Written exercise. Gather up every line that includes the string "draw".

Raw data.
____
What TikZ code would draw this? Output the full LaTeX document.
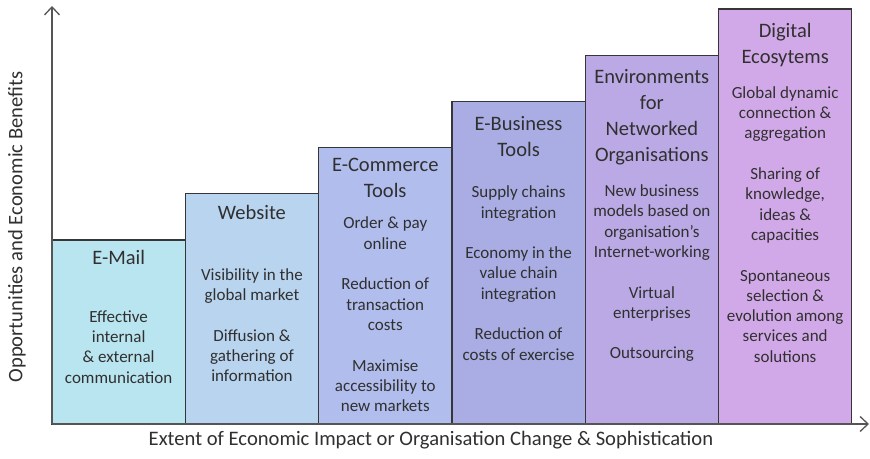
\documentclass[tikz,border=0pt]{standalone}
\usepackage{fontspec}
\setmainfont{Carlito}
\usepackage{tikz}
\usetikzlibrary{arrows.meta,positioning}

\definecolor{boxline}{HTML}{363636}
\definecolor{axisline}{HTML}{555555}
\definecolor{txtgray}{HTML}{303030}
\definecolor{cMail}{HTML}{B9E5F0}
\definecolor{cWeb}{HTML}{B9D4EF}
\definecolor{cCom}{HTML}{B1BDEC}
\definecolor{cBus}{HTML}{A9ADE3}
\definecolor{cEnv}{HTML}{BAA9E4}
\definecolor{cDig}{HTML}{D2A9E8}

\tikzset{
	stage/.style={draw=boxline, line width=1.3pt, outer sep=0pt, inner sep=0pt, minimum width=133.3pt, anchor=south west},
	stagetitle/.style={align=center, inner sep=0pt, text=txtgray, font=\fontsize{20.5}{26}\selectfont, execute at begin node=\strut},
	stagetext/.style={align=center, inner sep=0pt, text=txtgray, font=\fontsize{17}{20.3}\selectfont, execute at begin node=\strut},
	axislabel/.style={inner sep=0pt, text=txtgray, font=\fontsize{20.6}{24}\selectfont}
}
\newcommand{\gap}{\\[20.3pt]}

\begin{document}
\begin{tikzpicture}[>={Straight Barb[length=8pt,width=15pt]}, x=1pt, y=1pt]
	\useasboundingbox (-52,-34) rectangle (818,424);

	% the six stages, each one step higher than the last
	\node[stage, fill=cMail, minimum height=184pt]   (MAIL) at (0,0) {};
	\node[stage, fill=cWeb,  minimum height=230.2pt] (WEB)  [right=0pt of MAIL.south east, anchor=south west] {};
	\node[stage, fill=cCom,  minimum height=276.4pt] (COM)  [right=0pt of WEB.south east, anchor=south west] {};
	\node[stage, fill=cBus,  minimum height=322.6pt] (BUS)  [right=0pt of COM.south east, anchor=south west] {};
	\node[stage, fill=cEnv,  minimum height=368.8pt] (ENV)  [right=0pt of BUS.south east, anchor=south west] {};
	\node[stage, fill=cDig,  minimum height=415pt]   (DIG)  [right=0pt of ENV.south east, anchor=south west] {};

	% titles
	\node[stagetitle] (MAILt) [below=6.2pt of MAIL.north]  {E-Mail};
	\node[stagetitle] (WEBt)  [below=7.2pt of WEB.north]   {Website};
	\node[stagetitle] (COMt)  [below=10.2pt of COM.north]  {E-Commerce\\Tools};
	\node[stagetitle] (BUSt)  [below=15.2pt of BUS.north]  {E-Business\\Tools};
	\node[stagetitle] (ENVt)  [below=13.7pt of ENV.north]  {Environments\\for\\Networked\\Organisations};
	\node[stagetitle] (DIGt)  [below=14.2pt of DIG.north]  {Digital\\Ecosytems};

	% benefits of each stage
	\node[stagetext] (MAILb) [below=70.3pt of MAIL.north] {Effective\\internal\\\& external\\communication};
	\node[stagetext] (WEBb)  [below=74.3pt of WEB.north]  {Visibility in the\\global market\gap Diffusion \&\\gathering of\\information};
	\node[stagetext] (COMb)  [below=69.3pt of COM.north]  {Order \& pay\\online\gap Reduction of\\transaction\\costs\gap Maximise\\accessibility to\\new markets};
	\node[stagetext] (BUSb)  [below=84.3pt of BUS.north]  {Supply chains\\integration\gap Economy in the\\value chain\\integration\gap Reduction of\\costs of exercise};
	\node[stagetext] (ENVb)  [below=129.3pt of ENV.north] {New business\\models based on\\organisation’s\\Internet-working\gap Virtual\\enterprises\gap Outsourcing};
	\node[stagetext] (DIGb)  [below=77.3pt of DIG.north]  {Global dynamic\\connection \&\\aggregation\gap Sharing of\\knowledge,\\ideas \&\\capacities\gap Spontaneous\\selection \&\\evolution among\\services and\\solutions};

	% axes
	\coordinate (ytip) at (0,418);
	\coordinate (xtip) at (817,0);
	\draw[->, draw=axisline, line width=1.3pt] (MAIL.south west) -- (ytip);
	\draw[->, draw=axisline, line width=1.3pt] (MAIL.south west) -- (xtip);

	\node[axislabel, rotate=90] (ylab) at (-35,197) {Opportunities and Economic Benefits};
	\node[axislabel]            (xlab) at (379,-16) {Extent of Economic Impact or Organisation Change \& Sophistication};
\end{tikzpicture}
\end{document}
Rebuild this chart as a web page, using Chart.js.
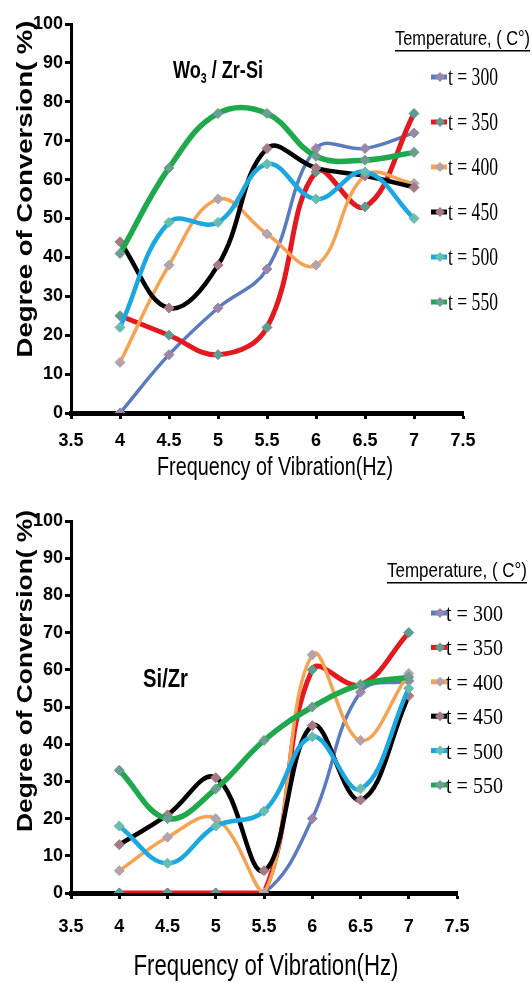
____
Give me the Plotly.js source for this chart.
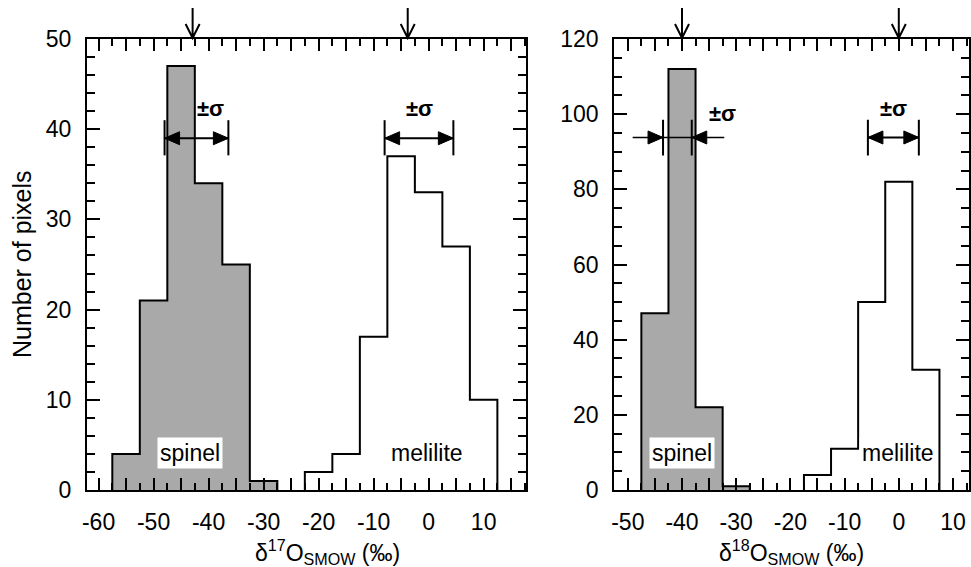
____
Expected output.
What TikZ code would draw this? Output the full LaTeX document.
	stage/.style={draw=boxline, line width=1.3pt, outer sep=0pt, inner sep=0pt, minimum width=133.3pt, anchor=south west},
	\draw[->, draw=axisline, line width=1.3pt] (MAIL.south west) -- (ytip);
	\draw[->, draw=axisline, line width=1.3pt] (MAIL.south west) -- (xtip);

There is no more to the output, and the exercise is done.